В первый раз спросил за… сколько уже часов прошло? До того или не понимал, что вообще происходит, или не верил, что это взаправду. Вел себя поначалу, как дикая зверюга, потом притих и застыл, будто изображая мертвого, а теперь вот очень медленно оттаивал. Процессор у Сережи сбоил по-страшному.
— Мы тут ненадолго, — ответила Ольга только. — Задерживаться нельзя, но еще несколько часов у нас есть. Накормлю тебя и поспишь.
Сережа медленно кивнул, продолжая изучать ее глазами, и Ольга оставила его этому занятию, отойдя к старенькой газовой плите.
Пока вода вскипала и варились пельмени, молчали. Ольга только слышала, как Сережа иногда возится и шуршит пледом, и диван под ним скрипит, а потом все опять затихало.
Она сменила кастрюлю на сковородку, когда раздалось:
— Я думал, ты умерла.
Ольга это уже который раз от него слышала, Сережа как пластинка заевшая, но это не раздражало, только вводило в какую-то душную тоску и беспомощную злобу на тупую систему с ее тупыми ошибками. Добиться от Сережи нормальных объяснений не вышло, но он все бормотал что-то про какую-то похоронку, пока сюда ехали, так что сложить два и два не так сложно.
— Мертвые разве умеют так классно пельмени жарить, а, Сереж? Сметаны тут жалко только нету.
Он не ответил. А раньше всегда начинал страшно страдать, если сметаны не было. Насторожившись, Ольга к нему повернулась.
Сережа если плакал, то театрально, долго и зачастую громко. А сейчас сидел, молчал, смотрел на нее мокрыми глазами, сжимая плед в белых пальцах.
— Оль, ты же так тоже в розыске теперь будешь, — сказал он вдруг медленно и тихо, как будто только что понял.
Ольга вздохнула, сделала огонь поменьше и присела возле него. Диван скрипнул и угрожающе продавился.
— В горе и в радости, Сереж.
Он сделал очень сложное мученическое выражение лица.
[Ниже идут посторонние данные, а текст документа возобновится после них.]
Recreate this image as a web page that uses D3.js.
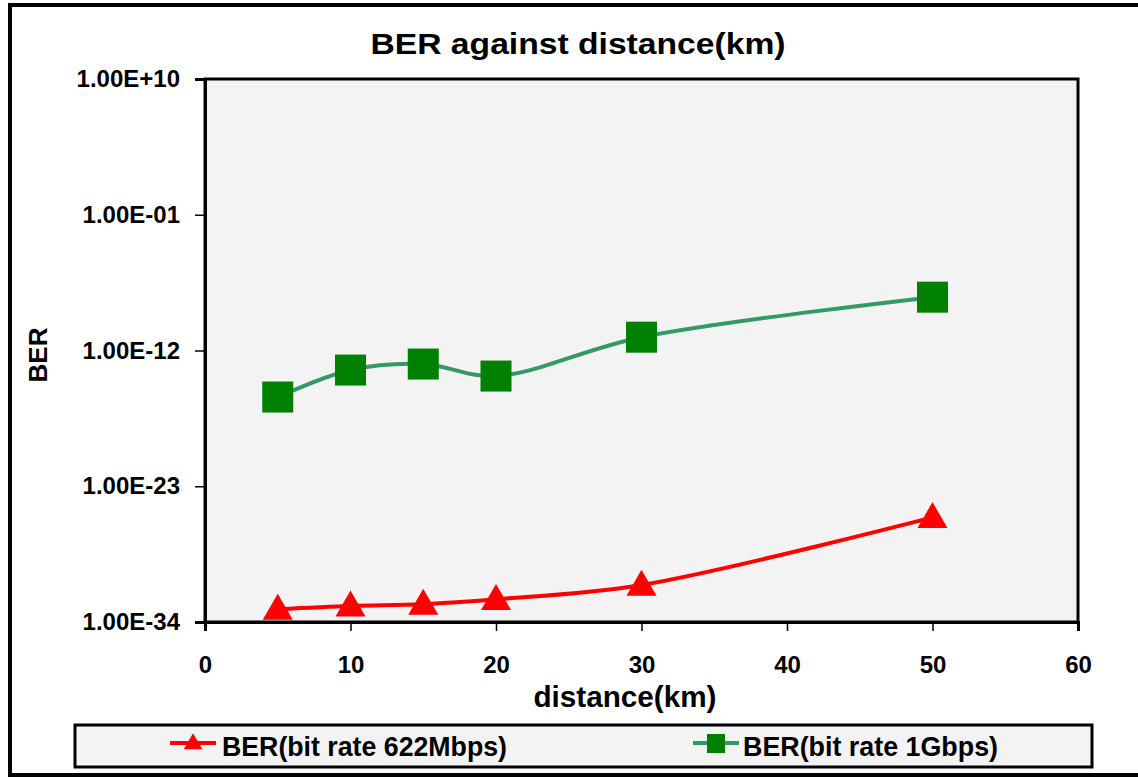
<!DOCTYPE html>
<html><head><meta charset="utf-8">
<script src="https://cdn.jsdelivr.net/npm/d3@7"></script>
<style>body{margin:0;background:#fff}svg{display:block}text{font-family:"Liberation Sans",Arial,sans-serif;font-weight:bold;fill:#000}</style>
</head><body>
<script>
const distances = [5, 10, 15, 20, 30, 50];
const ber622 = [1.1e-33, 2e-33, 2.8e-33, 7e-33, 1e-31, 3e-26];
const ber1G = [1.7e-16, 2.6e-14, 8e-14, 8.5e-15, 1.2e-11, 2.1e-8];
const xTicks = [0, 10, 20, 30, 40, 50, 60];
const yTicks = [1e10, 1e-1, 1e-12, 1e-23, 1e-34];
const yTickLabels = ["1.00E+10", "1.00E-01", "1.00E-12", "1.00E-23", "1.00E-34"];
const seriesNames = ["BER(bit rate 622Mbps)", "BER(bit rate 1Gbps)"];

const W = 1138, H = 777;
const L = 205, R = 1078, T = 79, B = 622;
const svg = d3.select("body").append("svg").attr("width", W).attr("height", H);

// outer frame
svg.append("rect").attr("x", 10).attr("y", 5).attr("width", 1140).attr("height", 770)
  .attr("fill", "#fff").attr("stroke", "#000").attr("stroke-width", 4);

const x = d3.scaleLinear().domain([0, 60]).range([L, R]);
const y = d3.scaleLog().domain([1e-34, 1e10]).range([B, T]);

svg.append("rect").attr("x", L).attr("y", T).attr("width", R - L).attr("height", B - T)
  .attr("fill", "#f3f3f3").attr("stroke", "#000").attr("stroke-width", 3);

// axes
const gx = svg.append("g").attr("transform", `translate(0,${B})`)
  .call(d3.axisBottom(x).tickValues(xTicks).tickSize(9).tickPadding(25).tickFormat(d3.format("d")));
const gy = svg.append("g").attr("transform", `translate(${L},0)`)
  .call(d3.axisLeft(y).tickValues(yTicks).tickSize(10).tickPadding(15).tickFormat((d, i) => yTickLabels[i]));
[gx, gy].forEach(g => {
  g.select(".domain").attr("stroke", "#000").attr("stroke-width", 3);
  g.selectAll(".tick line").attr("stroke", "#000").attr("stroke-width", 1.5);
  g.selectAll(".tick text").attr("fill", "#000").style("font-size", "24px")
    .style("font-family", '"Liberation Sans",Arial,sans-serif').style("font-weight", "bold");
});

const line = d3.line().x(d => x(d[0])).y(d => y(d[1])).curve(d3.curveCatmullRom.alpha(0.5));
const d622 = distances.map((d, i) => [d, ber622[i]]);
const d1G = distances.map((d, i) => [d, ber1G[i]]);

const plot = svg.append("g");
plot.append("path").datum(d1G).attr("d", line).attr("fill", "none").attr("stroke", "#339966").attr("stroke-width", 4);
plot.append("path").datum(d622).attr("d", line).attr("fill", "none").attr("stroke", "#ff0000").attr("stroke-width", 4);

const tri = d3.symbol().type(d3.symbolTriangle);
plot.selectAll(".sq").data(d1G).join("rect")
  .attr("x", d => x(d[0]) - 15.5).attr("y", d => y(d[1]) - 15.5).attr("width", 31).attr("height", 31).attr("fill", "#008000");
plot.selectAll(".tr").data(d622).join("path")
  .attr("transform", d => `translate(${x(d[0])},${y(d[1]) + 2})`)
  .attr("d", tri.size(390)).attr("fill", "#ff0000");

// titles
svg.append("text").attr("x", 578).attr("y", 54).attr("text-anchor", "middle").style("font-size", "29px")
  .attr("textLength", 415).attr("lengthAdjust", "spacingAndGlyphs").text("BER against distance(km)");
svg.append("text").attr("x", 625).attr("y", 707).attr("text-anchor", "middle").style("font-size", "29px")
  .attr("textLength", 183).attr("lengthAdjust", "spacingAndGlyphs").text("distance(km)");
svg.append("text").attr("transform", "translate(47,355) rotate(-90)").attr("text-anchor", "middle").style("font-size", "26px")
  .attr("textLength", 55).attr("lengthAdjust", "spacingAndGlyphs").text("BER");

// legend
svg.append("rect").attr("x", 75).attr("y", 725).attr("width", 1017).attr("height", 42)
  .attr("fill", "#f3f3f3").attr("stroke", "#000").attr("stroke-width", 3);
const lg = svg.append("g");
const items = [
  {name: seriesNames[0], cx: 193, tx: 222, tl: 285, color: "#ff0000", marker: "tri"},
  {name: seriesNames[1], cx: 716, tx: 743, tl: 255, color: "#339966", mcolor: "#008000", marker: "sq"}
];
items.forEach(it => {
  lg.append("line").attr("x1", it.cx - 23).attr("x2", it.cx + 23).attr("y1", 743).attr("y2", 743)
    .attr("stroke", it.color).attr("stroke-width", 4);
  if (it.marker === "tri") {
    lg.append("path").attr("transform", `translate(${it.cx},744)`).attr("d", tri.size(150)).attr("fill", "#ff0000");
  } else {
    lg.append("rect").attr("x", it.cx - 9).attr("y", 734).attr("width", 18).attr("height", 19).attr("fill", it.mcolor);
  }
  lg.append("text").attr("x", it.tx).attr("y", 756).style("font-size", "27px")
    .attr("textLength", it.tl).attr("lengthAdjust", "spacingAndGlyphs").text(it.name);
});
</script>
</body></html>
Ольга откинулась на спинку, подняв пыль — диван заскрипел опять — и протянула к Сереже руку.
— Иди сюда.
И раньше же худой был, сейчас так вообще костлявый, обнимать почти неудобно. Сережа сдался без всякого сопротивления, не то, что в первый раз, как увидел, почти завизжав, чтоб она не подходила. С этими пернатыми тараканами она еще потом разберется. Сейчас же Ольга его только обняла крепко, ткнулась носом в волосы, стащив с головы плед, и вдохнула.
Ох,
блять, она скучала.
От Сережи пахло больницей и пылью.
Он совсем затих. То, что дышал, понятно было только по движению грудной клетки.
— Вот видишь, — сказала она тихо, положив ладонь ему на затылок. — И даже смерть не разлучила.
Сережа натурально
сломался.
Его затрясло, как кнопку на пульте нажали, и он жалобно долго на одной ноте завыл, захлебываясь, и худые руки вцепились в Ольгу неожиданно крепко, почти больно, и она зажмурилась, притискивая его к себе крепче, повторяя, что все хорошо, а от его слез и слюны мокла футболка.
Господи, она никогда не видела, чтобы он так рыдал.
— Сереж, пельмени подгорят.
Так глупо, какое ему вообще дело до пельменей сейчас, но он сквозь слезы просто подавился усталым задушенным смехом, который снова перетек в истерическое трудноразличимое нечто. И так и не отпустил, а потом, снова сойдя на задавленный смех, выдал, запинаясь:
— О, пожалуйста, только не пельмени.